Obviously, I don’t have any statistics in front of me that say bankers becoming truckers is an uncommon occurrence. I’m just assuming it’s not, as you probably are.
I do, however, have anecdotal evidence that it’s at least happened once: Bloomberg posted a story this week citing Robert Boyd — former assistant branch manager at a bank in Pittsburgh — who decided to leave that job to pursue trucking.
Here’s the kicker: He’s getting paid twice as much churning freight as he was pushing a pencil.
Here’s another kicker: According to the Bloomberg article, truck driver pay is increasing at a rate twice that of the rest of the U.S. workforce’s.
Whether you subscribe to the driver shortage theory or not, carriers are saying they can’t find enough qualified drivers, and they say that trend will continue for years, which only bodes well for driver pay.
Robert Boyd’s doubled salary may be — and more than likely is — an extreme outlier. But unlike many other fields, wage stagnation may not be something that touches truck drivers in the recovery period from the ’08 and ’09 recession.

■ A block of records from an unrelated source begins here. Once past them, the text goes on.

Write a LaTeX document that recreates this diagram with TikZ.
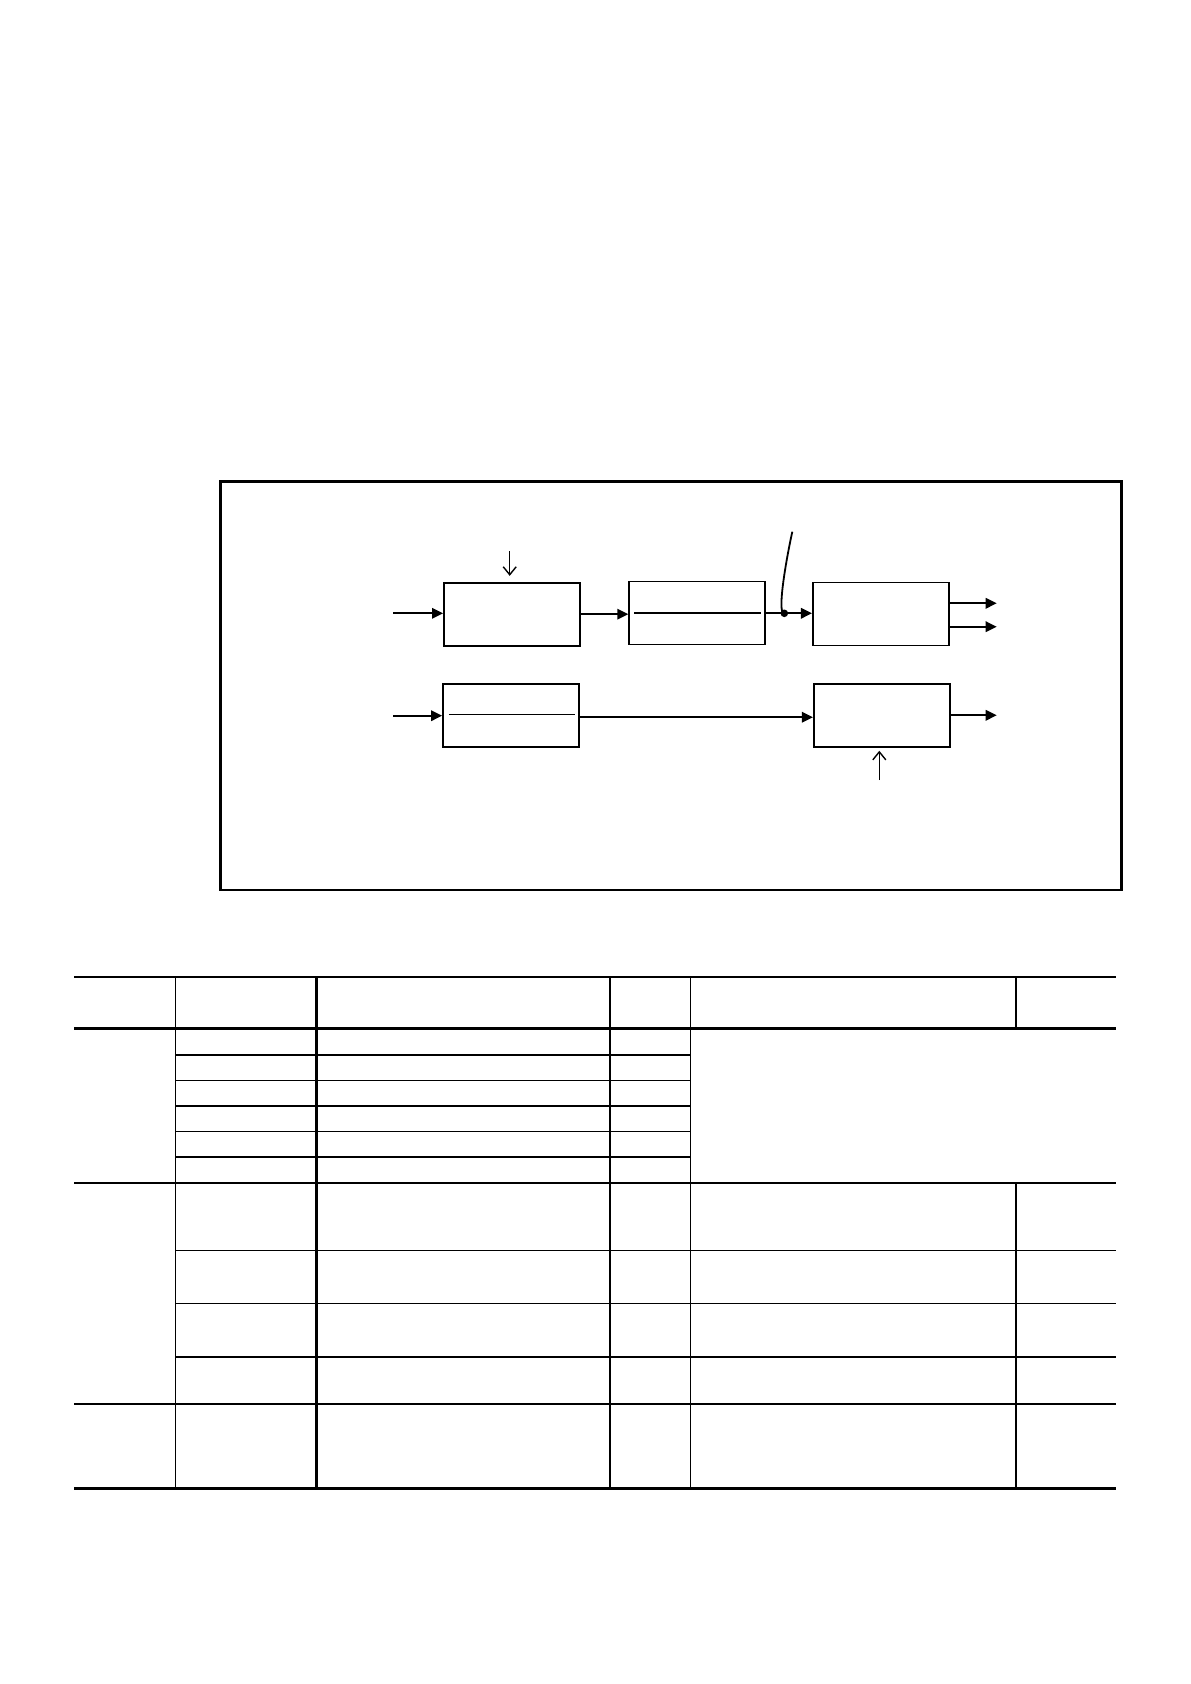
\documentclass[tikz,border=0pt]{standalone}
\usetikzlibrary{arrows.meta}
\begin{document}
\begin{tikzpicture}[x=0.5pt,y=-0.5pt,
  blk/.style={draw,line width=0.85pt,minimum width=68pt,minimum height=31.5pt,inner sep=0pt},
  flow/.style={line width=0.95pt,-{Triangle[length=5.5pt,width=5.2pt]}},
  ctrl/.style={line width=0.7pt,-{Straight Barb[length=4pt,width=6.5pt]}},
  thickrule/.style={line width=1.45pt},
  midrule/.style={line width=1pt},
  thinrule/.style={line width=0.6pt}]
\useasboundingbox (0,0) rectangle (1190,1684);
% frame
\node[draw,line width=1.45pt,minimum width=450.5pt,minimum height=204.35pt,inner sep=0pt] (frame) at (671.2,685.65) {};
% blocks
\node[blk] (A) at (512,614.2) {};
\node[blk,line width=0.65pt] (B) at (697,613.3) {};
\node[blk] (C) at (880.8,614) {};
\node[blk] (D) at (511,715.2) {};
\node[blk] (E) at (881.8,715.2) {};
\draw[line width=0.9pt] ([xshift=3pt]B.west) -- ([xshift=-2.5pt]B.east);
\draw[line width=0.55pt] ([xshift=3.3pt,yshift=0.45pt]D.west) -- ([xshift=-2.65pt,yshift=0.45pt]D.east);
% coordinates
\coordinate (in1) at (393.3,613.3);
\coordinate (in2) at (393.3,715.7);
\coordinate (J) at (784.3,613.3);
\coordinate (T) at (792.3,531.7);
\coordinate (c1) at (996.7,603.3);
\coordinate (c2) at (996.7,626.7);
\coordinate (e1) at (996.7,715.3);
\coordinate (dA) at (509.7,551);
\coordinate (uE) at (879.3,780);
% connectors
\draw[flow] (in1) -- (in1 -| A.west);
\draw[flow] (in2) -- (in2 -| D.west);
\draw[flow] (A.east) -- (A.east -| B.west);
\draw[flow] (B.east) -- (B.east -| C.west);
\fill (J) circle (1.9pt);
\draw[line width=0.9pt] (T) .. controls (785,565) and (777,615) .. (J);
\draw[flow] (c1 -| C.east) -- (c1);
\draw[flow] (c2 -| C.east) -- (c2);
\draw[flow] ([yshift=-1pt]D.east) -- ([yshift=-1pt]E.west);
\draw[flow] (e1 -| E.east) -- (e1);
\draw[ctrl,shorten >=3pt] (dA) -- (dA |- A.north);
\draw[ctrl,shorten >=1.6pt] (uE) -- (uE |- E.south);
% table: full-width rules
\draw[thickrule] (74,977) -- (1115.7,977);
\draw[thickrule] (74,1028.3) -- (1115.7,1028.3);
\draw[midrule] (74,1182.7) -- (1115.7,1182.7);
\draw[midrule] (74,1404) -- (1115.7,1404);
\draw[thickrule] (74,1488.7) -- (1115.7,1488.7);
% section 1 sub-rows
\draw[midrule] (175.3,1055) -- (690.3,1055);
\draw[thinrule] (175.3,1080.3) -- (690.3,1080.3);
\draw[midrule] (175.3,1105.7) -- (690.3,1105.7);
\draw[thinrule] (175.3,1131.3) -- (690.3,1131.3);
\draw[midrule] (175.3,1157) -- (690.3,1157);
% section 2 sub-rows
\draw[thinrule] (175.3,1250.3) -- (1115.7,1250.3);
\draw[thinrule] (175.3,1303.3) -- (1115.7,1303.3);
\draw[midrule] (175.3,1357) -- (1115.7,1357);
% verticals
\draw[thinrule] (175.3,977) -- (175.3,1488.7);
\draw[line width=1.45pt] (316.7,977) -- (316.7,1488.7);
\draw[line width=1.2pt] (610,977) -- (610,1488.7);
\draw[thinrule] (690.3,977) -- (690.3,1488.7);
\draw[line width=0.8pt] (1016,977) -- (1016,1028.3);
\draw[line width=0.8pt] (1016,1182.7) -- (1016,1488.7);
\end{tikzpicture}
\end{document}
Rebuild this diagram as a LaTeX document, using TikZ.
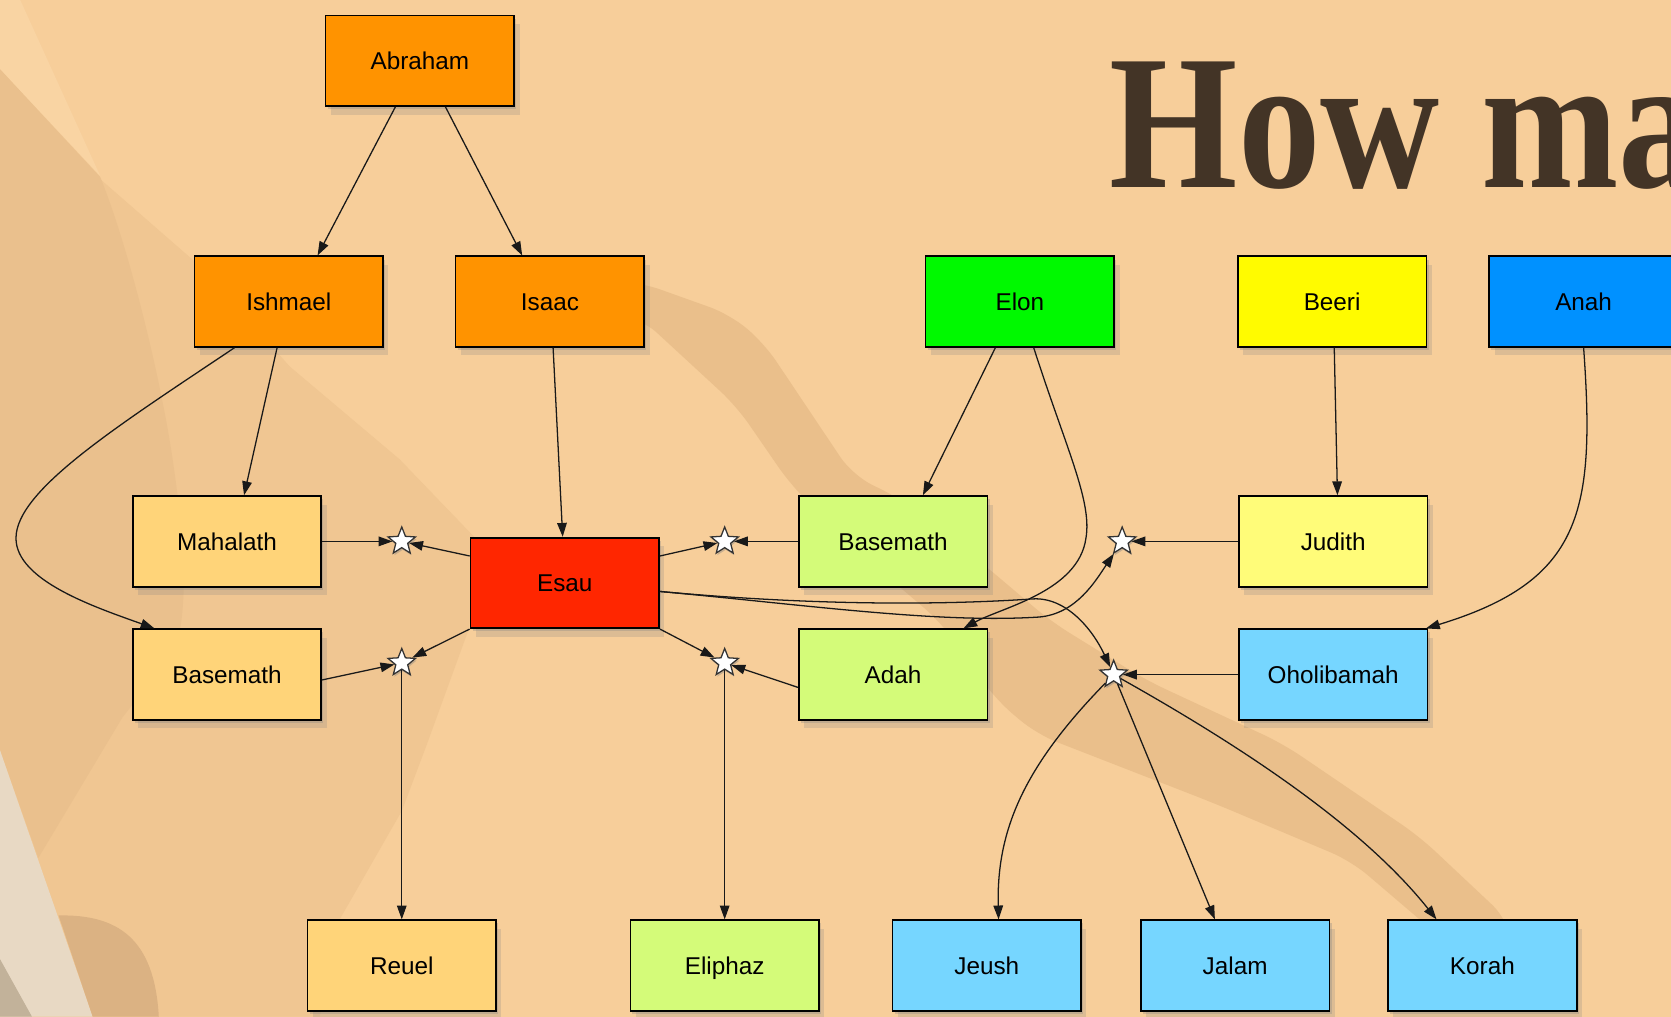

I understand there are unattractive qualities right now in the form of pressing regulatory changes, skyrocketing fuel prices, demanding schedules that keep drivers away from home, etc.
There are, however, many attractive qualities, too, that shouldn’t overlooked, and stability and upward trending pay are two that could outweigh the unattractive qualities.
Is driving a truck the most attractive job in the country right now?
For those like Robert Boyd, who seek strong pay and job security (let alone all of the traditional attractions of trucking, like the independence and joy of the highway and the fulfillment that comes from providing a service necessary to keep the U.S. running), trucking may just be more attractive than anything else, in spite of its blemishes.